There are always the basic questions: Will Tongans download movies and music? Will they shop online?

Regardless, Daly does not expect any real culture shock.

“Tongans are much more international in their perspective than most Americans are,” she said. “When you’re over there, you never run into anyone who says, ‘Oh, what’s the United States like?’ because pretty much everybody knows. They’ve either been there themselves or know someone who has.”

According to Daly, the most interesting questions revolve around how these technologies will enable Tongans to mold their culture.

“Will it be something that intensifies the way things are now and solidifies family connections, solidifies certain aspects of cultural tradition? Will it be something that accelerates change? Probably both,” Daly said.

Tonga is sometimes referred to as the last Polynesian kingdom. It is, in fact, one of the last absolute monarchies in the world. This is a point of cultural pride for most Tongans. Nonetheless, burning questions remain.

“There are all these ideas coming back from living overseas in democratic countries,” Daly said. “Why can’t our government be more accountable? Why can’t we have more representation of more of the people? So there’s this whole pro-democracy movement that’s been brewing and boiling for at least the last decade, and again, one has to wonder whether daily access to the Internet might intensify the political dissent.”

The anonymity provided by Internet forums also allows people to make unprecedented criticisms of the Tongan government.

“It’s been an eye-opener for conservative governments back home when they suddenly realize you can’t just close the newspaper,” Kami said. “It used to be if you disagreed with something that came out in the paper, you closed it. Suddenly they’re coming out looking for information, and people say to them ‘It will take your whole annual budget for the police department to get Hotmail’ to give up the identity of the people who made that submission. And number two, what if it’s just a 17-year-old kid in Phoenix, Arizona?”

With the Internet comes the potential for change, but the type of change it will bring is still unclear. Many users of Tongan online forums are extremely pro-monarchy as well.

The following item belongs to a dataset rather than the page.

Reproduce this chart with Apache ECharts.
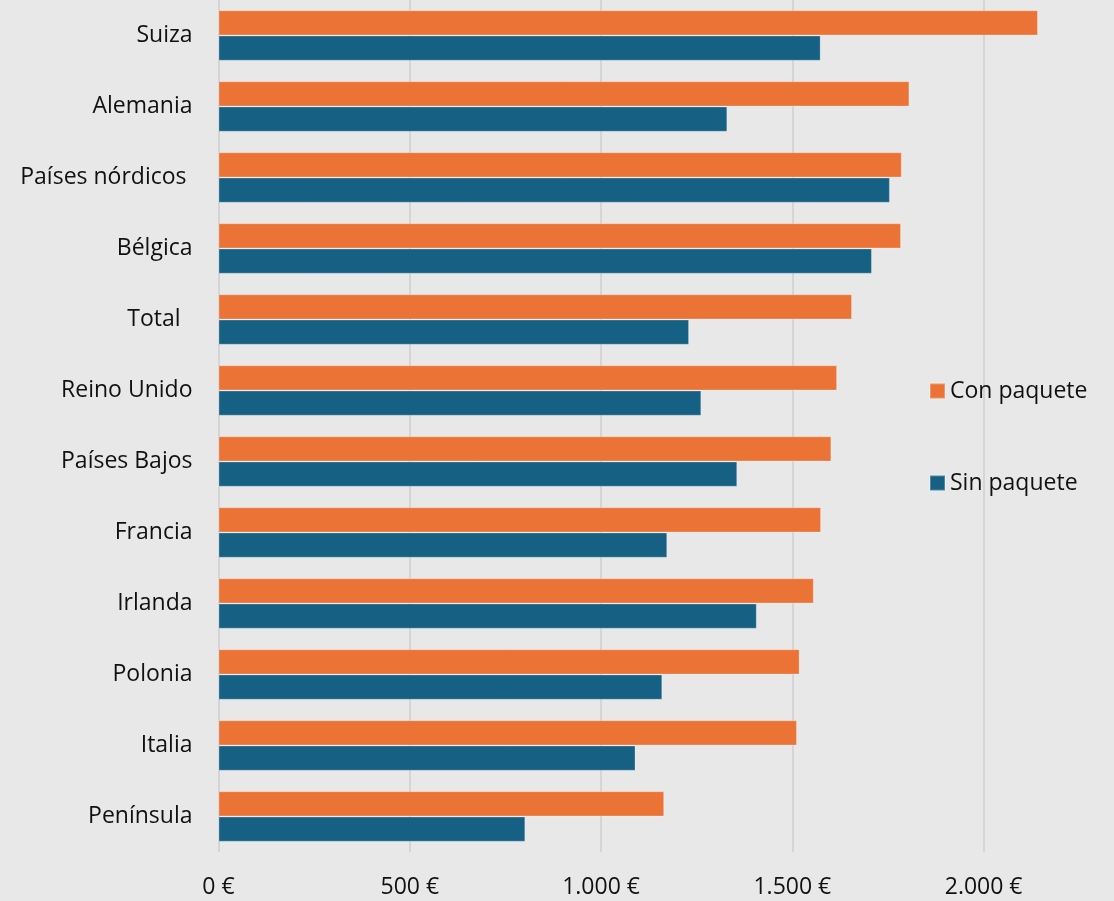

“The fact of the Internet is not necessarily going to accelerate modernization or westernization or accelerate people turning away from their traditional beliefs, values and practices,” Daly said. “One thing that has been remarked on by a lot of researchers looking at overseas Tongan communities is in some cases the overseas Tongan communities are more Tongan than the Tongans back home. … One of the ways you maintain a sense of identity and pride in yourself is to really dig into your sense of pride in who you are culturally.”

Whatever results from the introduction of wireless technologies to Tonga, it will be worth noting.

“Tonga is just this small place, but many other developing nations will follow in this pattern. That’s why it’s important to look at the social and the political and the cultural implications of the introduction of a new technology.”

For Daly and the Tongan public, the coming years will bring answers to these questions and many others that have not yet been asked.

“I’m convinced that for small island countries the Internet is the best thing that’s ever happened since the jet plane,” Kami said. “It’s opened up the possibilities for so many different things. It’s up now to these small countries like Tonga to literally identify a niche, take a stake in the role it will play in their economies and empower their people to make the most of it.”